Given task =
Please write out the lines of the data exactly, beginning with the first and ending with the line containing "Y0 = Y1 - H / PX_Y"; leave the pictures behind.

Data shown =
=====

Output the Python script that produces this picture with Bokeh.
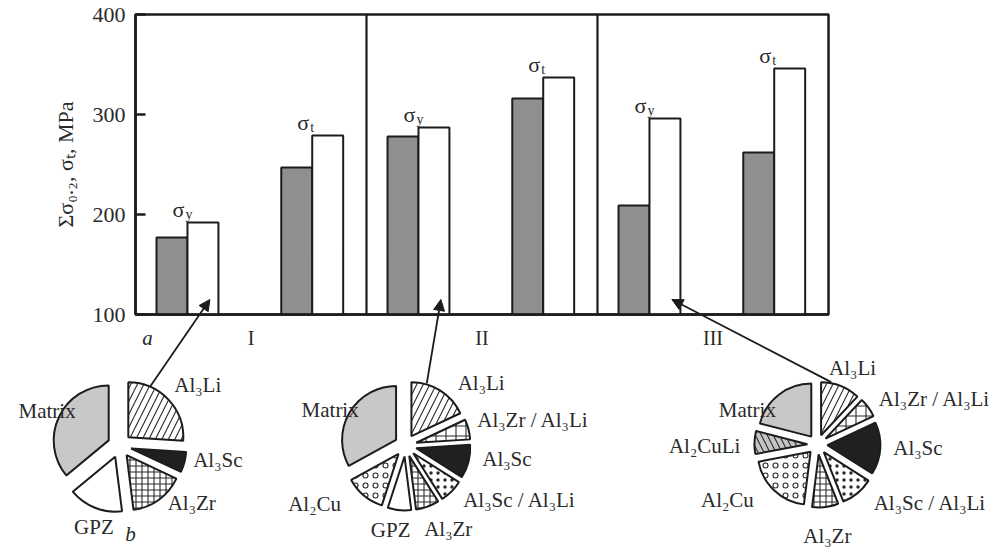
import math
from bokeh.plotting import figure
from bokeh.models import (ColumnDataSource, LinearAxis, FixedTicker, Range1d,
                          Arrow, NormalHead)
from bokeh.core.properties import value
from bokeh.embed import file_html
from bokeh.resources import INLINE

# ------------------------------------------------------------------ data
sections = ["I", "II", "III"]
yield_calc = [177, 278, 209]      # grey bars (yield pair)
yield_exp = [192, 287, 296]       # white bars (yield pair, sigma_y)
tensile_calc = [247, 316, 262]    # grey bars (tensile pair)
tensile_exp = [279, 337, 346]     # white bars (tensile pair, sigma_t)
y_ticks = [100, 200, 300, 400]
y_label = "Σσ₀.₂, σₜ, MPa"

pie1_phases = ["Al₃Li", "Al₃Sc", "Al₃Zr", "GPZ", "Matrix"]
pie1_shares = [26, 6, 16, 16, 36]
pie2_phases = ["Al₃Li", "Al₃Zr / Al₃Li", "Al₃Sc", "Al₃Sc / Al₃Li", "Al₃Zr",
               "GPZ", "Al₂Cu", "Matrix"]
pie2_shares = [18, 6, 10, 7, 7, 7, 12, 33]
pie3_phases = ["Al₃Li", "Al₃Zr / Al₃Li", "Al₃Sc", "Al₃Sc / Al₃Li", "Al₃Zr",
               "Al₂Cu", "Al₂CuLi", "Matrix"]
pie3_shares = [12, 6, 16, 10, 8, 20, 7, 21]

# ------------------------------------------------------------------ styles / layout
FONT = "Liberation Serif"
INK = "#1c1c1c"
TXT = "#2a2a2a"
GREY_BAR = "#8f8f8f"

PHASE_STYLE = {
    "Matrix":        dict(fill="#c8c8c8", hatch=" ", scale=10),
    "Al₃Li":         dict(fill="white",   hatch="/", scale=13),
    "Al₃Zr / Al₃Li": dict(fill="white",   hatch="+", scale=10),
    "Al₃Sc":         dict(fill="#202020", hatch=" ", scale=10),
    "Al₃Sc / Al₃Li": dict(fill="white",   hatch=".", scale=7),
    "Al₃Zr":         dict(fill="white",   hatch="+", scale=6),
    "GPZ":           dict(fill="white",   hatch=" ", scale=10),
    "Al₂Cu":         dict(fill="white",   hatch="o", scale=10),
    "Al₂CuLi":       dict(fill="#c4c4c4", hatch="\\", scale=12),
}

W, H = 1002, 549
PX_X = 231.0          # pixels per section
PX_Y = 1.0            # pixels per MPa
X0 = -135 / PX_X
X1 = X0 + W / PX_X
Y1 = 400 + 14 / PX_Y
Y0 = Y1 - H / PX_Y

OFF_YC, OFF_YE, OFF_TC, OFF_TE = 0.158, 0.292, 0.698, 0.832
BAR_W = 0.134

PIES = [
    dict(phases=pie1_phases, shares=pie1_shares, cx=-0.069, cy=-31, r=55, e=12,
         nudge={"Al₃Li": (0, -9), "Al₃Sc": (1, -4), "Al₃Zr": (4, -3),
                "GPZ": (2, 0), "Matrix": (24, -3)}),
    dict(phases=pie2_phases, shares=pie2_shares, cx=1.169, cy=-31, r=54, e=11,
         nudge={"Al₃Li": (13, -1), "Al₃Zr / Al₃Li": (1, -7), "Al₃Sc": (6, -5),
                "Al₃Sc / Al₃Li": (6, 3), "Al₃Zr": (18, 3), "GPZ": (-8, 0),
                "Al₂Cu": (-18, 2), "Matrix": (16, 2)}),
    dict(phases=pie3_phases, shares=pie3_shares, cx=2.952, cy=-30, r=53, e=10,
         nudge={"Al₃Li": (9, 2), "Al₃Zr / Al₃Li": (4, -4), "Al₃Sc": (5, -1),
                "Al₃Sc / Al₃Li": (11, 4), "Al₃Zr": (1, 9), "Al₂Cu": (-15, 4),
                "Al₂CuLi": (-6, 4), "Matrix": (2, 22)}),
]

p = figure(width=W, height=H, x_range=Range1d(X0, X1), y_range=Range1d(Y0, Y1),
           x_axis_type=None, y_axis_type=None, toolbar_location=None,
           output_backend="svg", min_border=0)
p.outline_line_color = None
p.background_fill_color = "white"

n = len(sections)
# frame and section dividers
p.quad(left=[0], right=[n], bottom=[y_ticks[0]], top=[y_ticks[-1]],
       fill_color=None, line_color=INK, line_width=2.5)
p.segment(x0=list(range(1, n)), y0=[y_ticks[0]] * (n - 1),
          x1=list(range(1, n)), y1=[y_ticks[-1]] * (n - 1),
          line_color=INK, line_width=2.2)

# bars
idx = list(range(n))
def bars(vals, off, color):
    p.vbar(x=[i + off for i in idx], width=BAR_W, bottom=y_ticks[0], top=vals,
           fill_color=color, line_color=INK, line_width=2)
bars(yield_calc, OFF_YC, GREY_BAR)
bars(yield_exp, OFF_YE, "white")
bars(tensile_calc, OFF_TC, GREY_BAR)
bars(tensile_exp, OFF_TE, "white")

# sigma labels above each pair
sx, sy, sub = [], [], []
for i in idx:
    sx.append(i + (OFF_YC + OFF_YE) / 2); sy.append(max(yield_calc[i], yield_exp[i]) + 13); sub.append("y")
    sx.append(i + (OFF_TC + OFF_TE) / 2); sy.append(max(tensile_calc[i], tensile_exp[i]) + 13); sub.append("t")
p.text(x=sx, y=sy, text=["σ"] * len(sx), text_align="right", text_baseline="alphabetic",
       x_offset=-3, text_font=value(FONT), text_font_size="22px", text_color=TXT)
p.text(x=sx, y=sy, text=sub, text_align="left", text_baseline="alphabetic",
       x_offset=-2, y_offset=5, text_font=value(FONT), text_font_size="14px", text_color=TXT)

# axes
yaxis = LinearAxis(fixed_location=0, bounds=(y_ticks[0], y_ticks[-1]),
                   ticker=FixedTicker(ticks=y_ticks, minor_ticks=[]),
                   axis_label=y_label)
xaxis = LinearAxis(fixed_location=y_ticks[0], bounds=(0, n),
                   ticker=FixedTicker(ticks=[i + 0.5 for i in idx], minor_ticks=[]),
                   major_label_overrides={i + 0.5: s for i, s in zip(idx, sections)})
for ax in (yaxis, xaxis):
    ax.axis_line_color = INK
    ax.axis_line_width = 2.5
    ax.major_tick_line_color = INK
    ax.major_tick_line_width = 2.5
    ax.minor_tick_line_color = None
    ax.major_tick_out = 0
    ax.major_label_text_font = FONT
    ax.major_label_text_font_size = "22px"
    ax.major_label_text_color = TXT
yaxis.major_tick_in = 10
yaxis.major_label_standoff = 10
yaxis.axis_label_text_font = FONT
yaxis.axis_label_text_font_size = "22px"
yaxis.axis_label_text_font_style = "normal"
yaxis.axis_label_text_color = TXT
yaxis.axis_label_standoff = 12
xaxis.major_tick_in = 0
xaxis.major_label_standoff = 12
xaxis.major_label_text_font_size = "20px"
p.add_layout(yaxis, "left")
p.add_layout(xaxis, "below")

# pies
for k, pie in enumerate(PIES):
    cum = 0.0
    rows = dict(x=[], y=[], start=[], end=[], fill=[], hatch=[], scale=[])
    lab = dict(x=[], y=[], text=[], align=[], base=[], dx=[], dy=[])
    geo = []
    for ph, sh in zip(pie["phases"], pie["shares"]):
        a_end = 90 - 3.6 * cum
        cum += sh
        a_start = 90 - 3.6 * cum
        bis = math.radians((a_start + a_end) / 2)
        wx = pie["cx"] + pie["e"] * math.cos(bis) / PX_X
        wy = pie["cy"] + pie["e"] * math.sin(bis) / PX_Y
        st = PHASE_STYLE[ph]
        rows["x"].append(wx); rows["y"].append(wy)
        rows["start"].append(math.radians(a_start)); rows["end"].append(math.radians(a_end))
        rows["fill"].append(st["fill"]); rows["hatch"].append(st["hatch"]); rows["scale"].append(st["scale"])
        geo.append((wx, wy, bis))
        d = pie["r"] + pie["e"] + 8
        c, s = math.cos(bis), math.sin(bis)
        if c > 0.4:
            al, bl = "left", "middle"
        elif c < -0.4:
            al, bl = "right", "middle"
        else:
            al, bl = "center", ("top" if s < 0 else "bottom")
        nx, ny = pie["nudge"].get(ph, (0, 0))
        lab["x"].append(pie["cx"] + d * c / PX_X); lab["y"].append(pie["cy"] + d * s / PX_Y)
        lab["text"].append(ph); lab["align"].append(al); lab["base"].append(bl)
        lab["dx"].append(nx); lab["dy"].append(ny)
    src = ColumnDataSource(rows)
    p.wedge(x="x", y="y", radius=pie["r"], radius_units="screen",
            start_angle="start", end_angle="end", direction="anticlock",
            fill_color="fill", hatch_pattern="hatch", hatch_scale="scale",
            hatch_color="#2a2a2a", hatch_weight=1.1,
            line_color=INK, line_width=2, source=src)
    p.text(x="x", y="y", text="text", text_align="align", text_baseline="base",
           x_offset="dx", y_offset="dy", text_font=value(FONT),
           text_font_size="21px", text_color=TXT, source=ColumnDataSource(lab))
    # arrow from Al3Li wedge to the sigma_y bar of its section
    wx, wy, bis = geo[0]
    ang = (bis + math.pi / 2) / 2
    xs = wx + (pie["r"] + 1) * math.cos(ang) / PX_X
    ys = wy + (pie["r"] + 1) * math.sin(ang) / PX_Y
    p.add_layout(Arrow(end=NormalHead(size=11, fill_color=INK, line_color=INK),
                       x_start=xs, y_start=ys, x_end=k + OFF_YE + 0.03, y_end=115,
                       line_color=INK, line_width=1.8))

# panel letters
p.text(x=[0.052], y=[77], text=["a"], text_align="center", text_baseline="middle",
       text_font=value(FONT), text_font_style="italic", text_font_size="21px", text_color=TXT)
p.text(x=[-0.022], y=[-119], text=["b"], text_align="center", text_baseline="alphabetic",
       text_font=value(FONT), text_font_style="italic", text_font_size="21px", text_color=TXT)

open("out.html", "w").write(file_html(p, INLINE))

=====

Answer to the problem =
Output the Python script that produces this picture with Bokeh.
import math
from bokeh.plotting import figure
from bokeh.models import (ColumnDataSource, LinearAxis, FixedTicker, Range1d,
                          Arrow, NormalHead)
from bokeh.core.properties import value
from bokeh.embed import file_html
from bokeh.resources import INLINE

# ------------------------------------------------------------------ data
sections = ["I", "II", "III"]
yield_calc = [177, 278, 209]      # grey bars (yield pair)
yield_exp = [192, 287, 296]       # white bars (yield pair, sigma_y)
tensile_calc = [247, 316, 262]    # grey bars (tensile pair)
tensile_exp = [279, 337, 346]     # white bars (tensile pair, sigma_t)
y_ticks = [100, 200, 300, 400]
y_label = "Σσ₀.₂, σₜ, MPa"

pie1_phases = ["Al₃Li", "Al₃Sc", "Al₃Zr", "GPZ", "Matrix"]
pie1_shares = [26, 6, 16, 16, 36]
pie2_phases = ["Al₃Li", "Al₃Zr / Al₃Li", "Al₃Sc", "Al₃Sc / Al₃Li", "Al₃Zr",
               "GPZ", "Al₂Cu", "Matrix"]
pie2_shares = [18, 6, 10, 7, 7, 7, 12, 33]
pie3_phases = ["Al₃Li", "Al₃Zr / Al₃Li", "Al₃Sc", "Al₃Sc / Al₃Li", "Al₃Zr",
               "Al₂Cu", "Al₂CuLi", "Matrix"]
pie3_shares = [12, 6, 16, 10, 8, 20, 7, 21]

# ------------------------------------------------------------------ styles / layout
FONT = "Liberation Serif"
INK = "#1c1c1c"
TXT = "#2a2a2a"
GREY_BAR = "#8f8f8f"

PHASE_STYLE = {
    "Matrix":        dict(fill="#c8c8c8", hatch=" ", scale=10),
    "Al₃Li":         dict(fill="white",   hatch="/", scale=13),
    "Al₃Zr / Al₃Li": dict(fill="white",   hatch="+", scale=10),
    "Al₃Sc":         dict(fill="#202020", hatch=" ", scale=10),
    "Al₃Sc / Al₃Li": dict(fill="white",   hatch=".", scale=7),
    "Al₃Zr":         dict(fill="white",   hatch="+", scale=6),
    "GPZ":           dict(fill="white",   hatch=" ", scale=10),
    "Al₂Cu":         dict(fill="white",   hatch="o", scale=10),
    "Al₂CuLi":       dict(fill="#c4c4c4", hatch="\\", scale=12),
}

W, H = 1002, 549
PX_X = 231.0          # pixels per section
PX_Y = 1.0            # pixels per MPa
X0 = -135 / PX_X
X1 = X0 + W / PX_X
Y1 = 400 + 14 / PX_Y
Y0 = Y1 - H / PX_Y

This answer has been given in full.